Histoire et mémoires : Le poids des non-dits
L’autre volet majeur qui envenime la situation entre les deux pays est évidemment la dimension mémorielle. Karima Direche, historienne spécialiste des relations franco-algériennes, note dans une tribune parue dans le quotidien l’Humanité que "la France et l’Algérie traversent la pire crise de leur histoire, et aucune figure de médiation ne semble émerger, comme c’est le cas d’habitude, pour éteindre l’incendie." Elle ajoute que vouloir s’adosser au ressentiment est stérile : "cette histoire en partage, même avec ses malheurs, même avec cette violence, pourrait au contraire déboucher sur un avenir commun, sur des projets, sur des circulations confiantes, sur des coopérations mutuellement avantageuses. L’Algérie est le pays avec lequel la France a le plus à partager. Les Algériens n’ont qu’un souhait : tourner la page. Comment serait-ce possible, quand en France, des responsables politiques veulent rejouer la guerre, avec la réactivation d’un roman national archaïque et imbécile, mobilisant la nostalgie d’une grandeur coloniale perdue ? Laisser la relation franco-algérienne aux mains de la droite extrême et de l’extrême droite est dangereux", prévient–elle.
Un pari risqué pour tous
Malgré les tensions, envenimées par l’affaire de l’écrivain franco-algérien Boualem Sansal contre lequel une peine de dix ans de prison a été requise, une rupture totale semble irrationnelle au vu des coûts mutuels. Sur le plan sécuritaire, Mohammedi rappelle que l’Algérie reste un acteur clé dans la stabilisation du Sahel, tandis que Bensaci souligne les dommages économiques collatéraux induits par une rupture: chute des investissements, ruptures d’approvisionnement et perte d’emplois. Les deux experts s’accordent sur un point : la relation algéro-française, si elle survit à la crise actuelle, devra être repensée.

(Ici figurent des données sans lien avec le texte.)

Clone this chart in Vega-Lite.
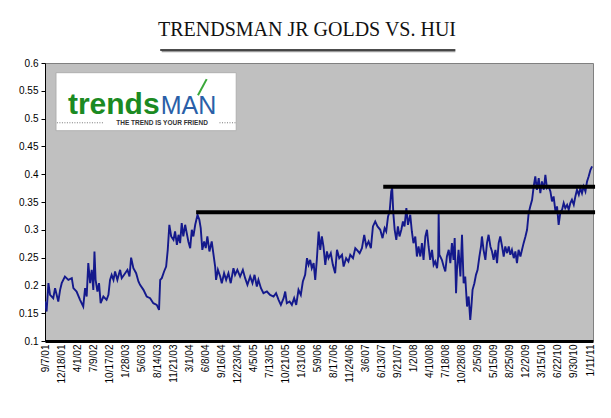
{
  "$schema": "https://vega.github.io/schema/vega-lite/v6.json",
  "autosize": {"type": "none"},
  "width": 548,
  "height": 278,
  "padding": {"left": 45, "top": 63, "right": 18, "bottom": 77},
  "background": "white",
  "config": {"view": {"fill": "#c0c0c0", "stroke": "#808080", "strokeWidth": 1}, "axis": {"labelOverlap": false}},
  "title": {"text": "TRENDSMAN JR GOLDS VS. HUI", "font": "Liberation Serif", "fontSize": 20, "fontWeight": "normal", "color": "#111111", "anchor": "middle", "frame": "group", "dx": -12, "offset": 9},
  "datasets": {
    "series": [
      {"day":0,"v":0.171},{"day":7,"v":0.153},{"day":15,"v":0.204},{"day":22,"v":0.183},{"day":36,"v":0.177},{"day":44,"v":0.195},{"day":58,"v":0.171},{"day":66,"v":0.192},{"day":73,"v":0.204},{"day":87,"v":0.216},{"day":102,"v":0.210},{"day":117,"v":0.213},{"day":124,"v":0.195},{"day":138,"v":0.189},{"day":153,"v":0.174},{"day":167,"v":0.162},{"day":175,"v":0.195},{"day":182,"v":0.180},{"day":189,"v":0.240},{"day":197,"v":0.204},{"day":204,"v":0.228},{"day":211,"v":0.192},{"day":216,"v":0.261},{"day":221,"v":0.210},{"day":229,"v":0.189},{"day":236,"v":0.204},{"day":243,"v":0.168},{"day":255,"v":0.180},{"day":269,"v":0.174},{"day":277,"v":0.183},{"day":284,"v":0.210},{"day":291,"v":0.219},{"day":299,"v":0.210},{"day":306,"v":0.225},{"day":316,"v":0.210},{"day":328,"v":0.228},{"day":335,"v":0.213},{"day":350,"v":0.222},{"day":360,"v":0.228},{"day":369,"v":0.216},{"day":376,"v":0.250},{"day":386,"v":0.231},{"day":398,"v":0.222},{"day":408,"v":0.207},{"day":415,"v":0.201},{"day":430,"v":0.192},{"day":444,"v":0.180},{"day":459,"v":0.177},{"day":473,"v":0.168},{"day":488,"v":0.165},{"day":498,"v":0.156},{"day":503,"v":0.210},{"day":510,"v":0.213},{"day":520,"v":0.225},{"day":529,"v":0.234},{"day":536,"v":0.264},{"day":543,"v":0.309},{"day":551,"v":0.288},{"day":561,"v":0.282},{"day":568,"v":0.297},{"day":576,"v":0.273},{"day":583,"v":0.291},{"day":590,"v":0.276},{"day":597,"v":0.312},{"day":604,"v":0.288},{"day":612,"v":0.309},{"day":619,"v":0.294},{"day":626,"v":0.279},{"day":634,"v":0.267},{"day":641,"v":0.300},{"day":648,"v":0.288},{"day":656,"v":0.309},{"day":666,"v":0.327},{"day":674,"v":0.318},{"day":680,"v":0.303},{"day":687,"v":0.264},{"day":695,"v":0.279},{"day":702,"v":0.267},{"day":709,"v":0.288},{"day":718,"v":0.261},{"day":728,"v":0.279},{"day":736,"v":0.255},{"day":743,"v":0.234},{"day":747,"v":0.210},{"day":755,"v":0.228},{"day":765,"v":0.216},{"day":772,"v":0.204},{"day":782,"v":0.222},{"day":791,"v":0.210},{"day":801,"v":0.222},{"day":811,"v":0.204},{"day":823,"v":0.231},{"day":830,"v":0.219},{"day":840,"v":0.228},{"day":852,"v":0.216},{"day":864,"v":0.228},{"day":874,"v":0.213},{"day":884,"v":0.201},{"day":896,"v":0.216},{"day":906,"v":0.204},{"day":915,"v":0.219},{"day":925,"v":0.198},{"day":932,"v":0.210},{"day":943,"v":0.195},{"day":954,"v":0.186},{"day":969,"v":0.189},{"day":983,"v":0.183},{"day":998,"v":0.180},{"day":1009,"v":0.186},{"day":1020,"v":0.174},{"day":1030,"v":0.165},{"day":1042,"v":0.177},{"day":1049,"v":0.189},{"day":1056,"v":0.168},{"day":1068,"v":0.171},{"day":1078,"v":0.165},{"day":1088,"v":0.177},{"day":1097,"v":0.165},{"day":1107,"v":0.192},{"day":1117,"v":0.183},{"day":1126,"v":0.207},{"day":1136,"v":0.219},{"day":1144,"v":0.249},{"day":1151,"v":0.237},{"day":1158,"v":0.246},{"day":1165,"v":0.231},{"day":1173,"v":0.240},{"day":1180,"v":0.210},{"day":1187,"v":0.246},{"day":1195,"v":0.297},{"day":1202,"v":0.264},{"day":1209,"v":0.288},{"day":1216,"v":0.270},{"day":1224,"v":0.237},{"day":1231,"v":0.261},{"day":1238,"v":0.249},{"day":1248,"v":0.258},{"day":1257,"v":0.237},{"day":1267,"v":0.222},{"day":1275,"v":0.264},{"day":1285,"v":0.249},{"day":1297,"v":0.255},{"day":1304,"v":0.234},{"day":1315,"v":0.249},{"day":1325,"v":0.243},{"day":1333,"v":0.255},{"day":1345,"v":0.249},{"day":1355,"v":0.267},{"day":1362,"v":0.264},{"day":1374,"v":0.258},{"day":1384,"v":0.267},{"day":1394,"v":0.291},{"day":1403,"v":0.270},{"day":1413,"v":0.279},{"day":1423,"v":0.267},{"day":1432,"v":0.306},{"day":1442,"v":0.315},{"day":1452,"v":0.306},{"day":1464,"v":0.300},{"day":1474,"v":0.285},{"day":1483,"v":0.303},{"day":1490,"v":0.297},{"day":1498,"v":0.324},{"day":1505,"v":0.333},{"day":1512,"v":0.369},{"day":1516,"v":0.375},{"day":1521,"v":0.330},{"day":1527,"v":0.300},{"day":1534,"v":0.282},{"day":1541,"v":0.306},{"day":1548,"v":0.288},{"day":1556,"v":0.300},{"day":1563,"v":0.315},{"day":1570,"v":0.306},{"day":1578,"v":0.339},{"day":1585,"v":0.309},{"day":1595,"v":0.327},{"day":1602,"v":0.297},{"day":1609,"v":0.276},{"day":1617,"v":0.288},{"day":1624,"v":0.252},{"day":1631,"v":0.270},{"day":1639,"v":0.252},{"day":1646,"v":0.276},{"day":1653,"v":0.246},{"day":1661,"v":0.288},{"day":1668,"v":0.300},{"day":1675,"v":0.270},{"day":1682,"v":0.246},{"day":1690,"v":0.264},{"day":1697,"v":0.237},{"day":1704,"v":0.243},{"day":1712,"v":0.231},{"day":1717,"v":0.252},{"day":1719,"v":0.330},{"day":1722,"v":0.255},{"day":1726,"v":0.252},{"day":1733,"v":0.246},{"day":1741,"v":0.234},{"day":1748,"v":0.225},{"day":1755,"v":0.252},{"day":1763,"v":0.264},{"day":1770,"v":0.240},{"day":1777,"v":0.276},{"day":1784,"v":0.246},{"day":1789,"v":0.285},{"day":1795,"v":0.186},{"day":1799,"v":0.228},{"day":1806,"v":0.264},{"day":1814,"v":0.216},{"day":1821,"v":0.291},{"day":1828,"v":0.204},{"day":1835,"v":0.216},{"day":1843,"v":0.162},{"day":1850,"v":0.180},{"day":1857,"v":0.138},{"day":1862,"v":0.162},{"day":1867,"v":0.192},{"day":1875,"v":0.204},{"day":1882,"v":0.219},{"day":1889,"v":0.228},{"day":1897,"v":0.252},{"day":1904,"v":0.270},{"day":1908,"v":0.288},{"day":1915,"v":0.264},{"day":1923,"v":0.246},{"day":1930,"v":0.276},{"day":1937,"v":0.291},{"day":1945,"v":0.270},{"day":1952,"v":0.261},{"day":1959,"v":0.246},{"day":1967,"v":0.264},{"day":1974,"v":0.240},{"day":1981,"v":0.276},{"day":1988,"v":0.288},{"day":1996,"v":0.270},{"day":2003,"v":0.252},{"day":2010,"v":0.270},{"day":2018,"v":0.258},{"day":2025,"v":0.270},{"day":2032,"v":0.255},{"day":2039,"v":0.264},{"day":2047,"v":0.249},{"day":2054,"v":0.261},{"day":2061,"v":0.240},{"day":2068,"v":0.264},{"day":2076,"v":0.252},{"day":2083,"v":0.264},{"day":2090,"v":0.276},{"day":2098,"v":0.288},{"day":2105,"v":0.300},{"day":2112,"v":0.330},{"day":2119,"v":0.342},{"day":2127,"v":0.354},{"day":2134,"v":0.378},{"day":2141,"v":0.396},{"day":2148,"v":0.372},{"day":2156,"v":0.393},{"day":2163,"v":0.366},{"day":2170,"v":0.387},{"day":2178,"v":0.372},{"day":2185,"v":0.399},{"day":2192,"v":0.375},{"day":2199,"v":0.378},{"day":2207,"v":0.369},{"day":2214,"v":0.351},{"day":2221,"v":0.360},{"day":2229,"v":0.333},{"day":2236,"v":0.342},{"day":2243,"v":0.309},{"day":2251,"v":0.333},{"day":2258,"v":0.336},{"day":2265,"v":0.348},{"day":2272,"v":0.339},{"day":2280,"v":0.345},{"day":2287,"v":0.336},{"day":2294,"v":0.348},{"day":2301,"v":0.354},{"day":2309,"v":0.345},{"day":2316,"v":0.360},{"day":2323,"v":0.372},{"day":2331,"v":0.363},{"day":2338,"v":0.375},{"day":2345,"v":0.366},{"day":2352,"v":0.378},{"day":2360,"v":0.369},{"day":2367,"v":0.387},{"day":2374,"v":0.396},{"day":2382,"v":0.408},{"day":2389,"v":0.414}
    ],
    "levels": [
      {"day": 660, "day2": 2402, "v": 0.3315},
      {"day": 1477, "day2": 2402, "v": 0.3775}
    ],
    "logo": [
      {"day": 48, "day2": 835, "v": 0.5826, "v2": 0.4782}
    ],
    "dots": [
      {"day": 52, "day2": 258, "v": 0.4925},
      {"day": 762, "day2": 832, "v": 0.4925}
    ],
    "arrow": [
      {"day": 668, "day2": 706, "v": 0.542, "v2": 0.571}
    ],
    "underline": [
      {"day": 503, "day2": 1792, "v": 0.6234}
    ]
  },
  "encoding": {
    "x": {"field": "day", "type": "quantitative",
      "scale": {"domain": [0, 2393], "nice": false, "zero": false},
      "axis": {"title": null, "values": [0,70,140,210,280,350,420,490,560,630,700,770,840,910,980,1050,1120,1190,1260,1330,1400,1470,1540,1610,1680,1750,1820,1890,1960,2030,2100,2170,2240,2310,2380],
        "labelExpr": "['9/7/01','12/18/01','4/1/02','7/9/02','10/17/02','1/28/03','5/6/03','8/14/03','11/21/03','3/1/04','6/8/04','9/16/04','12/23/04','4/5/05','7/13/05','10/21/05','1/31/06','5/9/06','8/17/06','11/24/06','3/6/07','6/13/07','9/21/07','1/2/08','4/10/08','7/18/08','10/28/08','2/5/09','5/15/09','8/25/09','12/2/09','3/15/10','6/22/10','9/30/10','1/11/11'][round(datum.value/70)]",
        "labelAngle": -90, "labelFont": "Liberation Sans", "labelFontSize": 10, "labelColor": "#000000",
        "ticks": false, "labelPadding": 3, "domainColor": "#000000", "domainWidth": 3, "grid": false, "labelOverlap": false, "labelBound": false, "labelFlush": false}},
    "y": {"field": "v", "type": "quantitative",
      "scale": {"domain": [0.1, 0.6], "nice": false, "zero": false},
      "axis": {"title": null, "values": [0.1,0.15,0.2,0.25,0.3,0.35,0.4,0.45,0.5,0.55,0.6], "format": ".2~f",
        "labelFont": "Liberation Sans", "labelFontSize": 10, "labelColor": "#000000",
        "tickColor": "#000000", "tickSize": 4, "labelPadding": 3, "domainColor": "#000000", "domainWidth": 1, "grid": false, "labelOverlap": false, "labelFlush": false}}
  },
  "layer": [
    {
      "data": {"name": "series"},
      "mark": {"type": "line", "color": "#14198c", "strokeWidth": 1.9, "clip": true}
    },
    {
      "data": {"name": "levels"},
      "mark": {"type": "rule", "color": "#000000", "strokeWidth": 4},
      "encoding": {"x2": {"field": "day2"}}
    },
    {
      "data": {"name": "logo"},
      "mark": {"type": "rect", "fill": "#ffffff", "stroke": "#b0b0b0", "strokeWidth": 1},
      "encoding": {"x2": {"field": "day2"}, "y2": {"field": "v2"}}
    },
    {
      "data": {"name": "dots"},
      "mark": {"type": "rule", "color": "#777777", "strokeWidth": 1, "strokeDash": [1, 1.5]},
      "encoding": {"x2": {"field": "day2"}}
    },
    {
      "data": {"name": "arrow"},
      "mark": {"type": "rule", "color": "#3aa83a", "strokeWidth": 2},
      "encoding": {"x2": {"field": "day2"}, "y2": {"field": "v2"}}
    },
    {
      "data": {"name": "underline"},
      "mark": {"type": "rule", "color": "#9a9a9a", "strokeWidth": 1.5, "yOffset": 1.5, "xOffset": 1.5},
      "encoding": {"x2": {"field": "day2"}}
    },
    {
      "data": {"name": "underline"},
      "mark": {"type": "rule", "color": "#111111", "strokeWidth": 1.3},
      "encoding": {"x2": {"field": "day2"}}
    },
    {
      "data": {"values": [{"day": 100, "v": 0.509, "label": "trends"}]},
      "mark": {"type": "text", "align": "left", "baseline": "alphabetic", "font": "Liberation Sans", "fontWeight": "bold", "fontSize": 30, "color": "#1b8a22"},
      "encoding": {"text": {"field": "label"}}
    },
    {
      "data": {"values": [{"day": 505, "v": 0.509, "label": "MAN"}]},
      "mark": {"type": "text", "align": "left", "baseline": "alphabetic", "font": "Liberation Sans", "fontWeight": "normal", "fontSize": 25, "color": "#2a5fa8"},
      "encoding": {"text": {"field": "label"}}
    },
    {
      "data": {"values": [{"day": 511, "v": 0.4915, "label": "THE TREND IS YOUR FRIEND"}]},
      "mark": {"type": "text", "align": "center", "baseline": "middle", "font": "Liberation Sans", "fontWeight": "bold", "fontSize": 6.5, "color": "#333333"},
      "encoding": {"text": {"field": "label"}}
    }
  ]
}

Pour Paris, il s’agira de concilier realpolitik africaine et dialogue équilibré avec Alger. Pour l’Algérie, le défi sera de diversifier ses alliances sans sacrifier une relation économique structurante. Dans un contexte globalisé, où la Méditerranée devient un théâtre de rivalités accrues, l’apaisement reste la seule stratégie viable, à condition que les deux capitales dépassent les logiques de surenchère.